Kendati demikian, Trenggono menjelaskan pihaknya belum menyepakati rincian investasi, jumlah perusahaan yang akan berinvestasi, dan jumlah BBL yang akan diekspor langsung ke Vietnam. Sementara terkait kebijakan ekspor BBL yang masih ditutup, ia menjelaskan pihaknya masih merumuskan hal tersebut.
"Peraturan Menterinya (Ekspor BBL) sedang diberesin, tapi kita ingin (ekspor)dengan Vietnam dulu. Supaya (BBL) tidak liar kemana-mana," jelasnya.
Diwawancarai terpisah, Direktur Jenderal Perikanan dan Budidaya (DJPB) KKP TB Haeru Rahayu, mengatakan pihaknya belum menetapkan kuota ekspor BBL yang akan dikirim ke Vietnam. TB mengatakan pihaknya masih melakukan penjajakan untuk hal tersebut.
"Kita belum sampai sana masih penjajakan seperti yang disampaikan oleh pak Menteri. (Kerja sama Vietnam-Indonesia) itu MoU (Nota Kesepahaman), tapi nanti, kan, ada tahap levelling teknisnya apa, itu PKS (perjanjian kerja sama) jadi masih jauh (realisasinya)," pungkas TB.
Sebelumnya berdasarkan catatan detikcom, Kebijakan ekspor benih lobster (benur) mengalami buka tutup di setiap era kepemimpinan Menteri Kelautan dan Perikanan (KP). Berganti pemimpin, berganti pula kebijakan yang diambil dalam mengatur komoditas tersebut.

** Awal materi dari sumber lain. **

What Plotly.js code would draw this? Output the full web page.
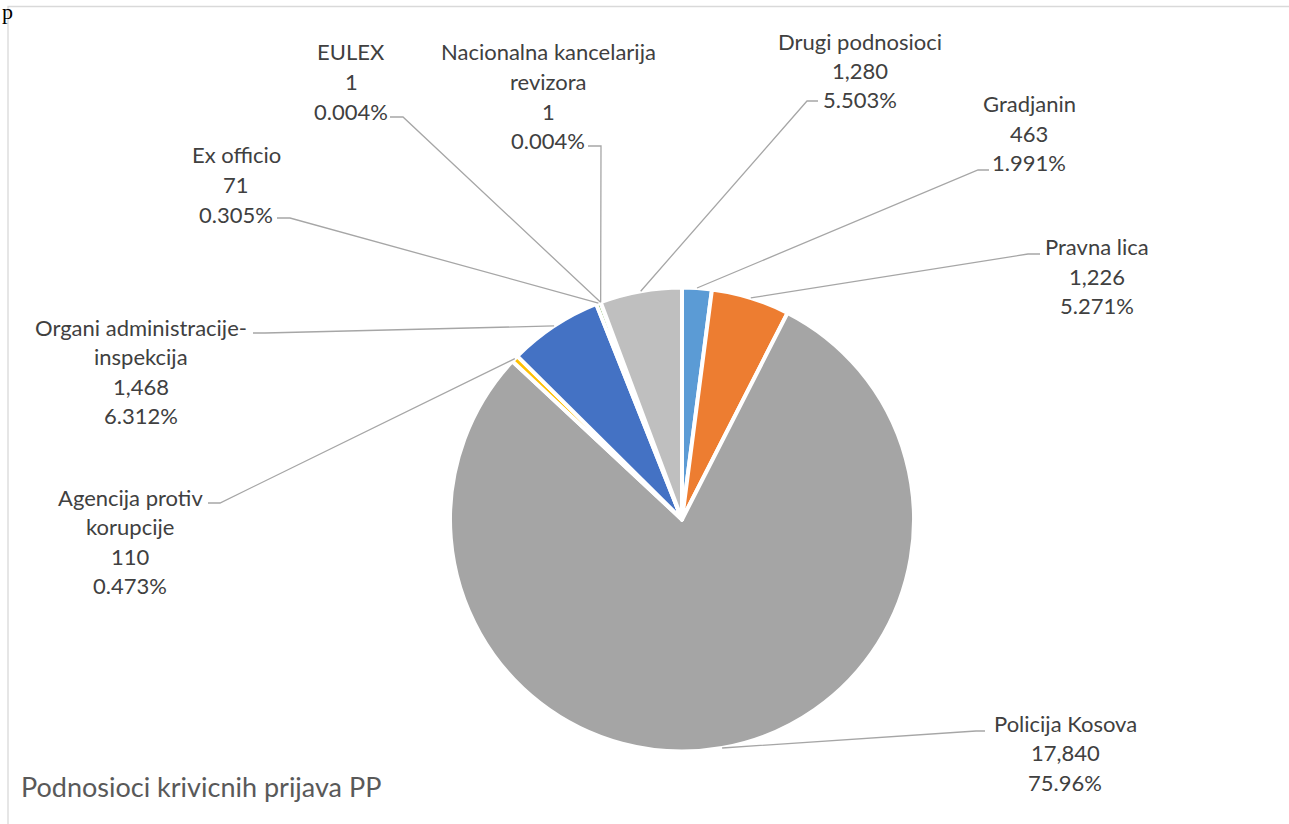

Ekspor benur ditutup di masa kepemimpinan Susi Pudjiastuti yakni pada 2014-2019. Dia melarang keras ekspor benih lobster lewat Peraturan Menteri (Permen) KP Nomor 56 Tahun 2016 tentang Larangan Penangkapan dan/atau Pengeluaran Lobster, Kepiting, dan Rajungan Dari Wilayah Negara Republik Indonesia.
Namun pada masa kepemimpinan Edhy Prabowo, kebijakan ekspor benur dibuka lagi. Hal ini termaktub dalam Permen KP Nomor 12 Tahun 2020 tentang pengelolaan lobster, kepiting, dan rajungan di wilayah Indonesia. Aturan tersebut ditandatanganinya pada 4 Mei 2020. Setelah Edhy tertangkap KPK, kebijakan ekspor benur pun ditutup lagi oleh pemerintah.